Example point Courts have interpreted residuary powers narrowly in favour of state autonomy on fiscal federalism, yet broadly for Union on emerging domains like cybersecurity.
IV

Practical Federal Dynamics Under Present Regime

Post-2022 implementation shows whether constitutional structure adapts to cooperative federalism or deepens centre-state friction, revealing gaps between text and practice.

Example point GST Council coordination vs conflicts over NCLAT jurisdiction; Centre's use of residuary powers for regulatory expansion in digital economy.

Value-Add Radar

Factual

The Concurrent List contains 47 subjects (post-73rd Amendment); the Union List comprises 97 subjects and the State List 66 subjects as per the Seventh Schedule of the Constitution.

Analytical

Most answers mechanically list the Three Lists without explaining WHY residuary powers (Article 248) fundamentally break classical federalism—the answer must show this is an intentional constitutional design choice reflecting India's concerns about unitary governance, not an accident.

Contemporary

The 2023 National Electricity Policy and subsequent disputes over renewable energy regulation under residuary power demonstrate ongoing centre-state tension on how new technological domains are legislated, with states losing ground in climate and energy sectors.
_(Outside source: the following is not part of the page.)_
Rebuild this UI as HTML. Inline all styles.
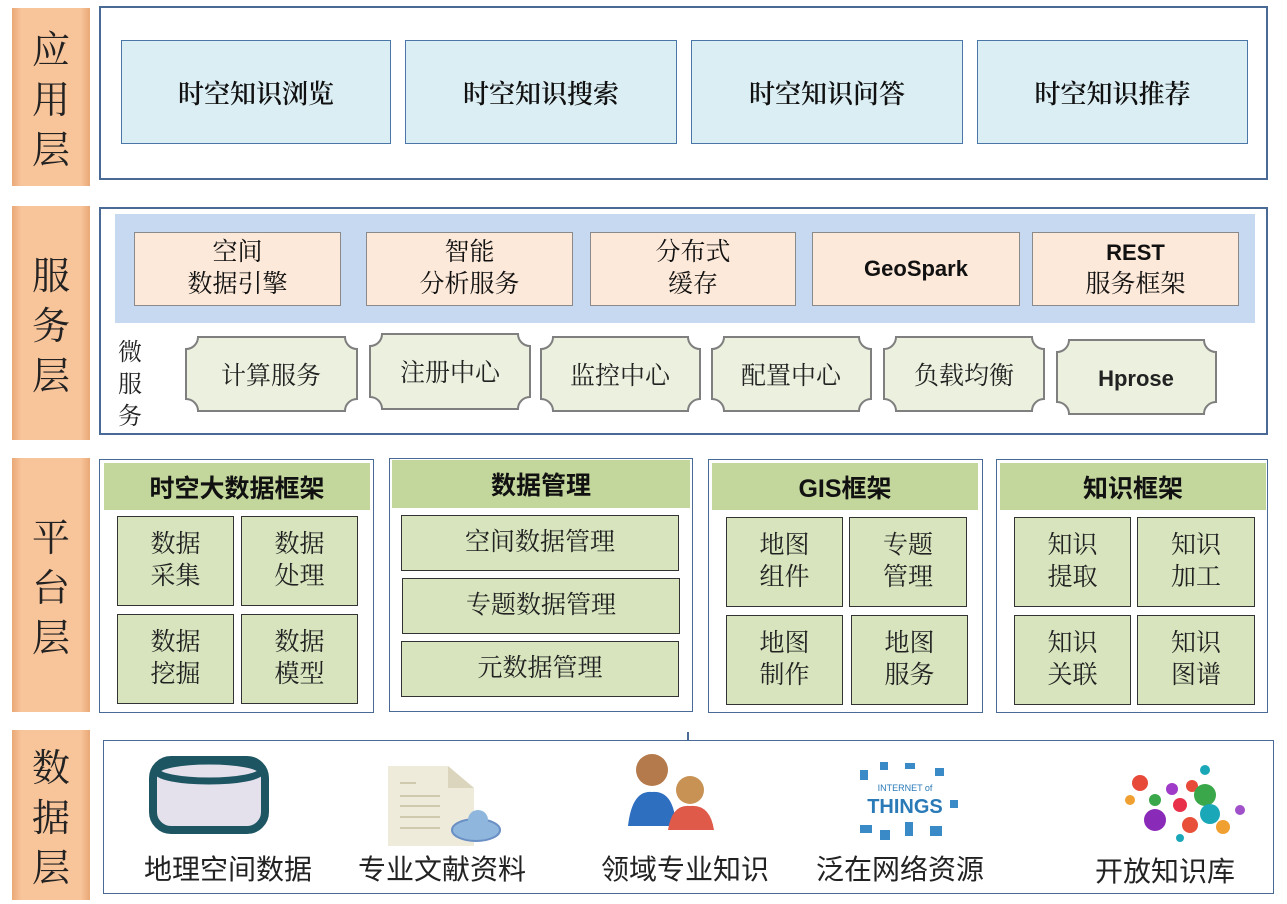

What to Avoid / What to Add

Cliché Trap

Generic answers merely state 'Union List, State List, Concurrent List' with examples like Defence, Police, Education and conclude 'India has cooperative federalism'—without explaining the constitutional asymmetry of residuary powers or acknowledging that Article 248 makes India's federalism biased toward Union control of emergent domains.

Temporal Anchor

The 2023 Digital Personal Data Protection Act was passed by the Union under residuary power without state consultation, triggering debates on whether residuary powers need co-legislative safeguards—a live constitutional question unresolved by text.

Cross-Node Alert

Constitutional architecture questions must anchor this answer in how the residuary power clause interacts with the amendment provisions (Articles 368, 73-85) and the President's legislative override during national emergency (Article 250), showing federalism is conditional, not absolute.

Intro Frames

1.

India's federal structure, encoded in Articles 245-254 and the Seventh Schedule, distributes legislative powers through a tripartite categorization, yet the Union's monopoly over residuary matters under Article 248 fundamentally tilts the federal balance towards centralization.

2.

While the Constitution ostensibly divides legislative authority between Union and States through the Three Lists, Article 248's vesting of residuary powers exclusively in the Union reveals a latent centralist logic that has only intensified with technological change and economic interdependence.

Conclusion Frames

1.

Thus, India's federal architecture is neither truly federal nor unitary—it is conditional federalism where states retain autonomy only within enumerated domains, while the Union expands power through residuary claims, necessitating cooperative federalism as a political check on constitutional centralism.

2.

The constitutional distribution of powers ultimately depends not on the text's structural provisions but on judicial interpretation and political consensus; absent these, residuary powers become an instrument of federal subordination rather than cooperative federalism.